═══ Data for this task

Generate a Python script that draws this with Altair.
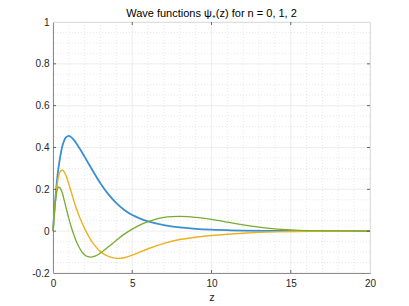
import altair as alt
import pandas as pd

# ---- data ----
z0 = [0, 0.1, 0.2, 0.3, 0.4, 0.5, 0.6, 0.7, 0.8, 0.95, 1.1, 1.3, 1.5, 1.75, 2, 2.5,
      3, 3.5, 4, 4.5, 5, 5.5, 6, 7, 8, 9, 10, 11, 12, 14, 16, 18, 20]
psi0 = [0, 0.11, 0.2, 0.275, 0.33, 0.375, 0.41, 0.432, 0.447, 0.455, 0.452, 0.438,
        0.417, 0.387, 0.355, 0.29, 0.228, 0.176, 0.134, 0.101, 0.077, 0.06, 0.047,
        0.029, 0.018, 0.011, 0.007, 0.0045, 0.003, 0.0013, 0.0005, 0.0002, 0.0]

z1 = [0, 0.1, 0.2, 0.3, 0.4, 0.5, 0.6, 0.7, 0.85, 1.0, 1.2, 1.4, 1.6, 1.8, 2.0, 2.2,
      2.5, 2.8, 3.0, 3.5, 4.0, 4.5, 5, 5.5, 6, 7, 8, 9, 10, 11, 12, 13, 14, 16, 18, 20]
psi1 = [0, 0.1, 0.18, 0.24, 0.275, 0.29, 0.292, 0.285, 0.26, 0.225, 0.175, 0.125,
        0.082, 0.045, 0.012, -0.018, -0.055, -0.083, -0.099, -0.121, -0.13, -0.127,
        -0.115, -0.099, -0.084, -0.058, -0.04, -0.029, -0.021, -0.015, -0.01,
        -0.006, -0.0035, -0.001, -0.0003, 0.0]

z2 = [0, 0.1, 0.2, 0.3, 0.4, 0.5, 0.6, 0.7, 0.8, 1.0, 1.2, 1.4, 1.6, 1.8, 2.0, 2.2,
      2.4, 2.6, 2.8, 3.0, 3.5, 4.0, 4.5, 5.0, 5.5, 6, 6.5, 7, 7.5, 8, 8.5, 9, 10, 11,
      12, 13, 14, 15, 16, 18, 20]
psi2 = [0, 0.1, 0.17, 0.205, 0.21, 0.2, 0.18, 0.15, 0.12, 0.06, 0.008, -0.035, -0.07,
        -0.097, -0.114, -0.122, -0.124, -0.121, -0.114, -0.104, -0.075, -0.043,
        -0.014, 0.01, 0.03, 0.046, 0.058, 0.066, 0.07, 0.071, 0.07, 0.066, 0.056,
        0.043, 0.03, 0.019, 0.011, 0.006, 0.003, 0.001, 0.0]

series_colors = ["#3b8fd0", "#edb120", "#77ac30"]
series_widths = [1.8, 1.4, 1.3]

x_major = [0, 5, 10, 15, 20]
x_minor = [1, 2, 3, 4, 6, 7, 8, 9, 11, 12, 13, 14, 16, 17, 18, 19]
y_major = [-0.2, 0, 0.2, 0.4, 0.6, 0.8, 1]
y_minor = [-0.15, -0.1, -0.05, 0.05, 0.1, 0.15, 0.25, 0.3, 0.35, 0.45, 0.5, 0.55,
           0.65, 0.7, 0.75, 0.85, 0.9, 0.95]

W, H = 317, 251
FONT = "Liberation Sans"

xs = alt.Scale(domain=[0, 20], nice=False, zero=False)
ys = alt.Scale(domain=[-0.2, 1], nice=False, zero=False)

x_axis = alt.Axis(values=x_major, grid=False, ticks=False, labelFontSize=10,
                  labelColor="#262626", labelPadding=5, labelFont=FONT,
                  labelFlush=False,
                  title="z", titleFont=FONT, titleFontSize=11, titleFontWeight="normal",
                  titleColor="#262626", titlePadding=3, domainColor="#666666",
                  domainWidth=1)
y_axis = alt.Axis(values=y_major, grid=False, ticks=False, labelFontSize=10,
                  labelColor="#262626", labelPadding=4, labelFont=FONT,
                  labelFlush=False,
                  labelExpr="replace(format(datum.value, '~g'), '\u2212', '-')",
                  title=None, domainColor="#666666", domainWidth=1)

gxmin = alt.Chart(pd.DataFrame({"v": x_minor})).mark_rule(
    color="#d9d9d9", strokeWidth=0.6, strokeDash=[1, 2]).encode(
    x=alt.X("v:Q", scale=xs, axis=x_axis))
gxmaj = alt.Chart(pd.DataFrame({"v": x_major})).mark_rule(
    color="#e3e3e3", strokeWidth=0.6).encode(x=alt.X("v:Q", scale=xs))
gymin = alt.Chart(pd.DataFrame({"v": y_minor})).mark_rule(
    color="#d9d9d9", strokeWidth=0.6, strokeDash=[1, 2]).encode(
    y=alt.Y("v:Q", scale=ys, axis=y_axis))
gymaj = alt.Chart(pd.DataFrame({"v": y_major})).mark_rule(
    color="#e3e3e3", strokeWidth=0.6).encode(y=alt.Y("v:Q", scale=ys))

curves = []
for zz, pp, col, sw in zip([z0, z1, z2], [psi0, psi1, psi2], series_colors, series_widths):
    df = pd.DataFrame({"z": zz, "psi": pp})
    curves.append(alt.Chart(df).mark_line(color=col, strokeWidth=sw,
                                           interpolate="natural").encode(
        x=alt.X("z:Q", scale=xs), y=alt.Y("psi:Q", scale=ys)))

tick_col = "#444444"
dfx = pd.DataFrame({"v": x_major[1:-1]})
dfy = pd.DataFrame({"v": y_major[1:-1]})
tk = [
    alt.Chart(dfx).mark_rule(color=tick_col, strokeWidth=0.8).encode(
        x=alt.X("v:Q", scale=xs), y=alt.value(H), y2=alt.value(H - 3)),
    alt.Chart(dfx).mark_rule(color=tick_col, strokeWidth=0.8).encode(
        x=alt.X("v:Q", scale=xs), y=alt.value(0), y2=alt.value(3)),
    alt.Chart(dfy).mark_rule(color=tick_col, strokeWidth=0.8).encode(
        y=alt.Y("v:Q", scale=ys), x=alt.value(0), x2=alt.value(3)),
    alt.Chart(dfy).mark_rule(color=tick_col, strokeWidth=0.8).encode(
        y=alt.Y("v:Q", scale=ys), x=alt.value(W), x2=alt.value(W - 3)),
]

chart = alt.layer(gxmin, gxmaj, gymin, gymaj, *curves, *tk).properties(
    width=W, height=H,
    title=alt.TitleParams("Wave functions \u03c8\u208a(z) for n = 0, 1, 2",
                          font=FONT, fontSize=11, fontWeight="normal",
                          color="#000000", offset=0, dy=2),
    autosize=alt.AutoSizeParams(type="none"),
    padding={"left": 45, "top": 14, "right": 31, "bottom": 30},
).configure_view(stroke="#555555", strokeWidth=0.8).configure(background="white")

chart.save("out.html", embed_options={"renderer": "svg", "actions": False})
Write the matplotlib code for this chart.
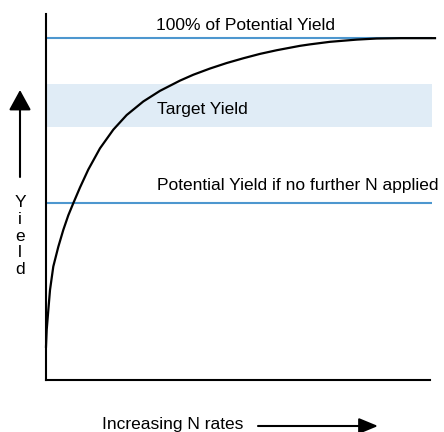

══════

## Challenge
Omit every picture, then repeat the remaining data exactly as it appears above.

## Result for this task
Generate a Python script that draws this with Altair.
import altair as alt
import pandas as pd

# ---- data ----
z0 = [0, 0.1, 0.2, 0.3, 0.4, 0.5, 0.6, 0.7, 0.8, 0.95, 1.1, 1.3, 1.5, 1.75, 2, 2.5,
      3, 3.5, 4, 4.5, 5, 5.5, 6, 7, 8, 9, 10, 11, 12, 14, 16, 18, 20]
psi0 = [0, 0.11, 0.2, 0.275, 0.33, 0.375, 0.41, 0.432, 0.447, 0.455, 0.452, 0.438,
        0.417, 0.387, 0.355, 0.29, 0.228, 0.176, 0.134, 0.101, 0.077, 0.06, 0.047,
        0.029, 0.018, 0.011, 0.007, 0.0045, 0.003, 0.0013, 0.0005, 0.0002, 0.0]

z1 = [0, 0.1, 0.2, 0.3, 0.4, 0.5, 0.6, 0.7, 0.85, 1.0, 1.2, 1.4, 1.6, 1.8, 2.0, 2.2,
      2.5, 2.8, 3.0, 3.5, 4.0, 4.5, 5, 5.5, 6, 7, 8, 9, 10, 11, 12, 13, 14, 16, 18, 20]
psi1 = [0, 0.1, 0.18, 0.24, 0.275, 0.29, 0.292, 0.285, 0.26, 0.225, 0.175, 0.125,
        0.082, 0.045, 0.012, -0.018, -0.055, -0.083, -0.099, -0.121, -0.13, -0.127,
        -0.115, -0.099, -0.084, -0.058, -0.04, -0.029, -0.021, -0.015, -0.01,
        -0.006, -0.0035, -0.001, -0.0003, 0.0]

z2 = [0, 0.1, 0.2, 0.3, 0.4, 0.5, 0.6, 0.7, 0.8, 1.0, 1.2, 1.4, 1.6, 1.8, 2.0, 2.2,
      2.4, 2.6, 2.8, 3.0, 3.5, 4.0, 4.5, 5.0, 5.5, 6, 6.5, 7, 7.5, 8, 8.5, 9, 10, 11,
      12, 13, 14, 15, 16, 18, 20]
psi2 = [0, 0.1, 0.17, 0.205, 0.21, 0.2, 0.18, 0.15, 0.12, 0.06, 0.008, -0.035, -0.07,
        -0.097, -0.114, -0.122, -0.124, -0.121, -0.114, -0.104, -0.075, -0.043,
        -0.014, 0.01, 0.03, 0.046, 0.058, 0.066, 0.07, 0.071, 0.07, 0.066, 0.056,
        0.043, 0.03, 0.019, 0.011, 0.006, 0.003, 0.001, 0.0]

series_colors = ["#3b8fd0", "#edb120", "#77ac30"]
series_widths = [1.8, 1.4, 1.3]

x_major = [0, 5, 10, 15, 20]
x_minor = [1, 2, 3, 4, 6, 7, 8, 9, 11, 12, 13, 14, 16, 17, 18, 19]
y_major = [-0.2, 0, 0.2, 0.4, 0.6, 0.8, 1]
y_minor = [-0.15, -0.1, -0.05, 0.05, 0.1, 0.15, 0.25, 0.3, 0.35, 0.45, 0.5, 0.55,
           0.65, 0.7, 0.75, 0.85, 0.9, 0.95]

W, H = 317, 251
FONT = "Liberation Sans"

xs = alt.Scale(domain=[0, 20], nice=False, zero=False)
ys = alt.Scale(domain=[-0.2, 1], nice=False, zero=False)

x_axis = alt.Axis(values=x_major, grid=False, ticks=False, labelFontSize=10,
                  labelColor="#262626", labelPadding=5, labelFont=FONT,
                  labelFlush=False,
                  title="z", titleFont=FONT, titleFontSize=11, titleFontWeight="normal",
                  titleColor="#262626", titlePadding=3, domainColor="#666666",
                  domainWidth=1)
y_axis = alt.Axis(values=y_major, grid=False, ticks=False, labelFontSize=10,
                  labelColor="#262626", labelPadding=4, labelFont=FONT,
                  labelFlush=False,
                  labelExpr="replace(format(datum.value, '~g'), '\u2212', '-')",
                  title=None, domainColor="#666666", domainWidth=1)

gxmin = alt.Chart(pd.DataFrame({"v": x_minor})).mark_rule(
    color="#d9d9d9", strokeWidth=0.6, strokeDash=[1, 2]).encode(
    x=alt.X("v:Q", scale=xs, axis=x_axis))
gxmaj = alt.Chart(pd.DataFrame({"v": x_major})).mark_rule(
    color="#e3e3e3", strokeWidth=0.6).encode(x=alt.X("v:Q", scale=xs))
gymin = alt.Chart(pd.DataFrame({"v": y_minor})).mark_rule(
    color="#d9d9d9", strokeWidth=0.6, strokeDash=[1, 2]).encode(
    y=alt.Y("v:Q", scale=ys, axis=y_axis))
gymaj = alt.Chart(pd.DataFrame({"v": y_major})).mark_rule(
    color="#e3e3e3", strokeWidth=0.6).encode(y=alt.Y("v:Q", scale=ys))

curves = []
for zz, pp, col, sw in zip([z0, z1, z2], [psi0, psi1, psi2], series_colors, series_widths):
    df = pd.DataFrame({"z": zz, "psi": pp})
    curves.append(alt.Chart(df).mark_line(color=col, strokeWidth=sw,
                                           interpolate="natural").encode(
        x=alt.X("z:Q", scale=xs), y=alt.Y("psi:Q", scale=ys)))

tick_col = "#444444"
dfx = pd.DataFrame({"v": x_major[1:-1]})
dfy = pd.DataFrame({"v": y_major[1:-1]})
tk = [
    alt.Chart(dfx).mark_rule(color=tick_col, strokeWidth=0.8).encode(
        x=alt.X("v:Q", scale=xs), y=alt.value(H), y2=alt.value(H - 3)),
    alt.Chart(dfx).mark_rule(color=tick_col, strokeWidth=0.8).encode(
        x=alt.X("v:Q", scale=xs), y=alt.value(0), y2=alt.value(3)),
    alt.Chart(dfy).mark_rule(color=tick_col, strokeWidth=0.8).encode(
        y=alt.Y("v:Q", scale=ys), x=alt.value(0), x2=alt.value(3)),
    alt.Chart(dfy).mark_rule(color=tick_col, strokeWidth=0.8).encode(
        y=alt.Y("v:Q", scale=ys), x=alt.value(W), x2=alt.value(W - 3)),
]

chart = alt.layer(gxmin, gxmaj, gymin, gymaj, *curves, *tk).properties(
    width=W, height=H,
    title=alt.TitleParams("Wave functions \u03c8\u208a(z) for n = 0, 1, 2",
                          font=FONT, fontSize=11, fontWeight="normal",
                          color="#000000", offset=0, dy=2),
    autosize=alt.AutoSizeParams(type="none"),
    padding={"left": 45, "top": 14, "right": 31, "bottom": 30},
).configure_view(stroke="#555555", strokeWidth=0.8).configure(background="white")

chart.save("out.html", embed_options={"renderer": "svg", "actions": False})
Write the matplotlib code for this chart.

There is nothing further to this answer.